He was informed recently that he can collect a pension from the Bord of Works.
He worked there for about 9 years.
At first he was getting about 40euro per week on this pension.
However,now the pension is being taxed at 41 percent...so he is basically getting half ot it now.
should he be taxed on his pension?
What about if he stops the pension now and doesn't collect it till he retires from work?
Will he still be able to backdate the pension to when he finishes work?
Would he be taxed on it then?


----------



## T McGibney (13 Jun 2011)

Has he completed [broken link removed]? Is he entitled to Income Tax Exemption as an over-65?


----------



## thebourke (13 Jun 2011)

he didn't fill in that form 12a...does he need to?


----------



## T McGibney (13 Jun 2011)

thebourke said:


> he didn't fill in that form 12a...does he need to?



Unless he is happy to continue to have his pension subjected to Emergency Tax...


----------



## LDFerguson (13 Jun 2011)

His pension is taxable as if it was income.  If he's exempt from Income Tax, he won't be paying any tax on his pension.  If his earned income puts him into the 41% bracket, he will pay 41% on the pension also.  Like T McGibney says, he needs to sort out his tax.  

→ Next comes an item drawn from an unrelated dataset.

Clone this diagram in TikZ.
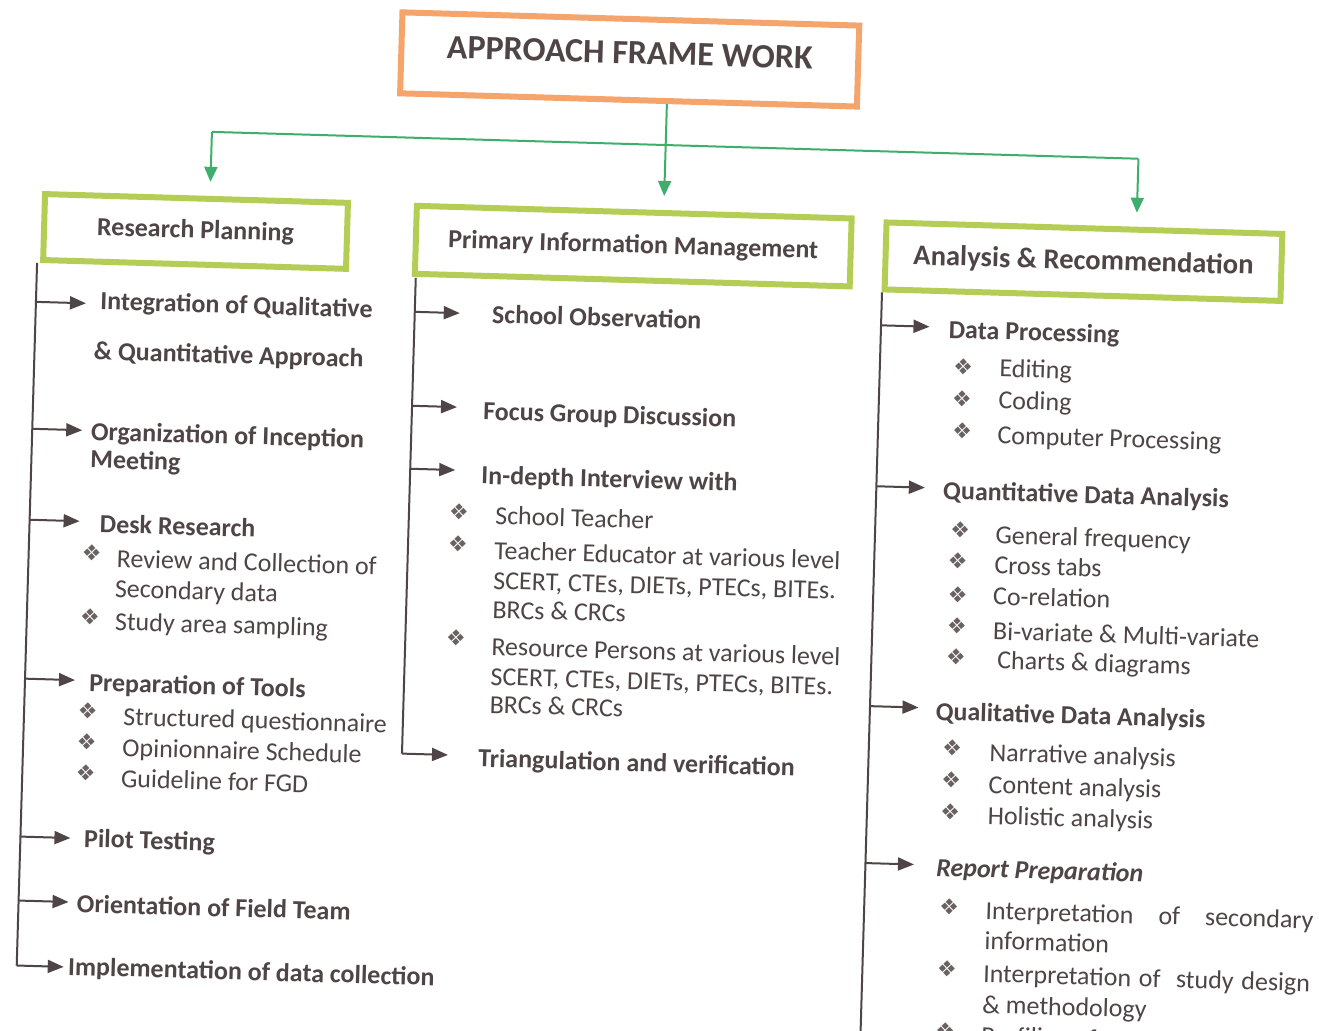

If he's already started drawing his pension, he can't now ask for it to be stopped.  You can defer drawing a pension, but not after you've already chosen to draw it.


----------



## Gervan (14 Jun 2011)

If he's paying more tax than he should, he can claim back the overpayment after the end of the year. 
Depending on his gross income, marital status, he could be tax exempt, or get marginal tax relief.


----------



## thebourke (14 Jun 2011)

When he adds his pension to his weekly wages he is over the 32,800e tax band...when he rang the office enquiring about his pension they mentioned something about a preserved pension..what is this?if he had known he would be taxed at 41% on the pension  he wouldn't have drawn his pension till he stopped working fulltime.


----------



## LDFerguson (15 Jun 2011)

A preserved pension is where a member decides to defer drawing their pension until a later date.  But in this instance, if he has already started drawing his pension, I don't think that decision can be reversed.


----------